Ryan York from Stanford University has looked at the various courtship rituals of cichlid fish at different depths in Lake Malawi. His findings, published in the journal Frontiers in Ecology and Evolution, shows the species evolved different behaviour rituals very quickly according to the depth at which they live and other environmental factors.
Lake Malawi is about five million years old, meaning behavioural evolutionary changes in the cichlids' happened within this short period.
The researchers made family trees for 75 species of Lake Malawi cichlids, looking at which courtship technique each employed. Two core types of bower (fish nest) were identified: in the shallow waters, where light is good, males build sand castles to attract mates; in darker, deeper waters, they dig pits and put on elaborate swimming displays to entice females.
However, findings showed that among the disparate species, the closet relatives of sand castle builders often dig pits and vice versa. This suggests the two core bower-building techniques evolved repeatedly across the various species according to shifts in ecology and biology, such as the average depth at which each feeds.
"At the start of the study we did know that some species built castles and some dug pits but were not aware of the extent to which these behaviours occur in Lake Malawi," York told IBTimes UK. "We were furthermore very surprised to find that similar bower types have evolved over and over again, seemingly at least in part due to the same environmental and biological variables."
Castle building is time consuming and is more striking, but this technique does not pay off when there is little light.
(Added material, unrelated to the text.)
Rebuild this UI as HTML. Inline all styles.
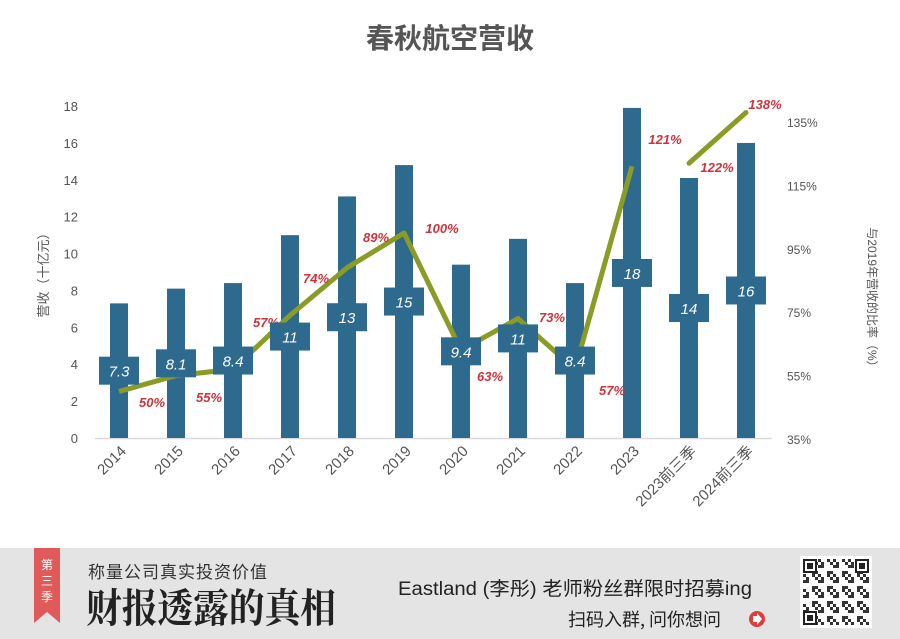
<!DOCTYPE html>
<html><head><meta charset="utf-8"><style>
body{margin:0;width:900px;height:639px;background:#fff;overflow:hidden;font-family:"Liberation Sans","Noto Sans CJK SC",sans-serif}
</style></head><body>
<svg id="s" width="900" height="639" xmlns="http://www.w3.org/2000/svg" style="position:absolute;left:0;top:0">
<rect x="0" y="0" width="900" height="639" fill="#fff"/>
<text x="450" y="48" text-anchor="middle" font-size="28" font-weight="bold" fill="#555" font-family="Liberation Sans,Noto Sans CJK SC,sans-serif">春秋航空营收</text>
<line x1="95" y1="438.5" x2="772" y2="438.5" stroke="#d9d9d9" stroke-width="1.5"/>
<g id="g"></g>
<text transform="translate(48,272) rotate(-90)" text-anchor="middle" font-size="13" fill="#555" font-family="Liberation Sans,Noto Sans CJK SC,sans-serif">营收（十亿元）</text>
<text transform="translate(868,300) rotate(90)" text-anchor="middle" font-size="12" fill="#555" font-family="Liberation Sans,Noto Sans CJK SC,sans-serif">与2019年营收的比率（%）</text>
<!-- footer -->
<rect x="0" y="548" width="900" height="91" fill="#e4e4e4"/>
<path d="M34 548 H60 V623 L47 612 L34 623 Z" fill="#e05a5a"/>
<text x="47" y="569" text-anchor="middle" font-size="12" fill="#fff" font-family="Noto Sans CJK SC,sans-serif">第</text>
<text x="47" y="585" text-anchor="middle" font-size="12" fill="#fff" font-family="Noto Sans CJK SC,sans-serif">三</text>
<text x="47" y="601" text-anchor="middle" font-size="12" fill="#fff" font-family="Noto Sans CJK SC,sans-serif">季</text>
<text x="88" y="578" font-size="17" fill="#333" font-family="Noto Sans CJK SC,sans-serif" letter-spacing="1">称量公司真实投资价值</text>
<text x="86" y="622" font-size="40" font-weight="bold" fill="#222" font-family="Noto Serif CJK SC,serif" textLength="250" lengthAdjust="spacingAndGlyphs">财报透露的真相</text>
<text x="398" y="595" font-size="19" fill="#222" font-family="Liberation Sans,Noto Sans CJK SC,sans-serif" textLength="354" lengthAdjust="spacingAndGlyphs">Eastland (李彤) 老师粉丝群限时招募ing</text>
<text x="568" y="626" font-size="18" fill="#222" font-family="Noto Sans CJK SC,sans-serif">扫码入群, 问你想问</text>
<circle cx="757" cy="619" r="8" fill="#e03c3c"/>
<path d="M753 616 h4 v-3 l5 6 l-5 6 v-3 h-4 z" fill="#fff"/>
<rect x="800" y="556" width="72" height="72" fill="#fff"/>
<g id="qr"></g>
</svg>
<script>
const NS="http://www.w3.org/2000/svg",g=document.getElementById('g');
function el(t,a,txt){const e=document.createElementNS(NS,t);for(const k in a)e.setAttribute(k,a[k]);if(txt!==undefined)e.textContent=txt;g.appendChild(e);return e;}
const F="Liberation Sans,Noto Sans CJK SC,sans-serif";
const y0=438,u=18.44;
for(let v=0;v<=18;v+=2)el('text',{x:78,y:y0-v*u+5,'text-anchor':'end','font-size':13,fill:'#555','font-family':F},v);
[35,55,75,95,115,135].forEach(p=>el('text',{x:787,y:439-(p-35)*3.17+5,'font-size':12,fill:'#555','font-family':F},p+'%'));
const labs=['2014','2015','2016','2017','2018','2019','2020','2021','2022','2023','2023前三季','2024前三季'];
const vals=[7.3,8.1,8.4,11,13.1,14.8,9.4,10.8,8.4,17.9,14.1,16];
const vl=['7.3','8.1','8.4','11','13','15','9.4','11','8.4','18','14','16'];
const pct=[50,55,57,74,89,100,63,73,57,121,122,138];
const pl=[[152,402],[209,397],[266,322],[316,278],[376,237],[442,228],[490,376],[552,317],[612,390],[665,139],[717,167],[765,104]];
const X=i=>119+i*57, PY=p=>439-(p-35)*3.17;
for(let i=0;i<12;i++){el('rect',{x:X(i)-9,y:y0-vals[i]*u,width:18,height:vals[i]*u,fill:'#2e6a8e'});}
el('polyline',{points:pct.slice(0,10).map((p,i)=>X(i)+','+PY(p)).join(' '),fill:'none',stroke:'#8a9c26','stroke-width':5,'stroke-linejoin':'round'});
el('line',{x1:X(10),y1:PY(122),x2:X(11),y2:PY(138),stroke:'#8a9c26','stroke-width':5,'stroke-linecap':'round'});
for(let i=0;i<12;i++){const cy=y0-vals[i]*u/2;
el('rect',{x:X(i)-20,y:cy-14,width:40,height:28,fill:'#2e6a8e'});
el('text',{x:X(i),y:cy+6,'text-anchor':'middle','font-size':15,'font-style':'italic',fill:'#fff','font-family':F},vl[i]);
el('text',{x:pl[i][0],y:pl[i][1]+5,'text-anchor':'middle','font-size':13,'font-style':'italic','font-weight':'bold',fill:'#d0323a','font-family':F},pct[i]+'%');}
labs.forEach((l,i)=>el('text',{transform:`translate(${X(i)+8},452) rotate(-45)`,'text-anchor':'end','font-size':15,fill:'#555','font-family':F},l));
// qr
const q=document.getElementById('qr');let s=7;
function r(x,y,w,h,c){const e=document.createElementNS(NS,'rect');e.setAttribute('x',x);e.setAttribute('y',y);e.setAttribute('width',w);e.setAttribute('height',h);e.setAttribute('fill',c);q.appendChild(e);}
for(let a=0;a<22;a++)for(let b=0;b<22;b++){if(((a*7+b*13+a*b)%5)<2)r(803+a*3,559+b*3,3,3,'#333');}
[[803,559],[855,559],[803,611]].forEach(([x,y])=>{r(x,y,14,14,'#222');r(x+2,y+2,10,10,'#fff');r(x+4,y+4,6,6,'#222');});
</script>
</body></html>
Digging pits takes less time and effort, so these fish use the extra energy to put on swimming displays – spending twice as long performing a special dance than the castle builders.
"We found that both species shared a characteristic 'dance' in which males court females by circling around them while shaking their bodies. Interestingly the differences we observe seem to have more to do with how much the males rely on these dances to attract females compared to how much they rely on their bowers for attracting mates."
Castles and pits are only used during courtship. The female lays eggs in the castle or pit to be fertilised by the male. She then keeps them in her mouth for several weeks until they hatch – never eating in this time.
The findings, York said, show courtship behaviours can evolve very quickly: "While we do know of many cases in which things like body shape and colouration have evolved rapidly we know of many fewer in which behaviours have done so.
"Our study suggests that, under the right conditions, behaviours too can diversify very rapidly and in some cases may evolve convergently where two distantly related species come upon the same behaviour independent of each other.
"Given the very high rate of evolutionary change observed in Lake Malawi, especially for traits related to sexual reproduction such as bower-building, we expect that these behaviours will continue to diversify and change as long as fish can survive in the lake."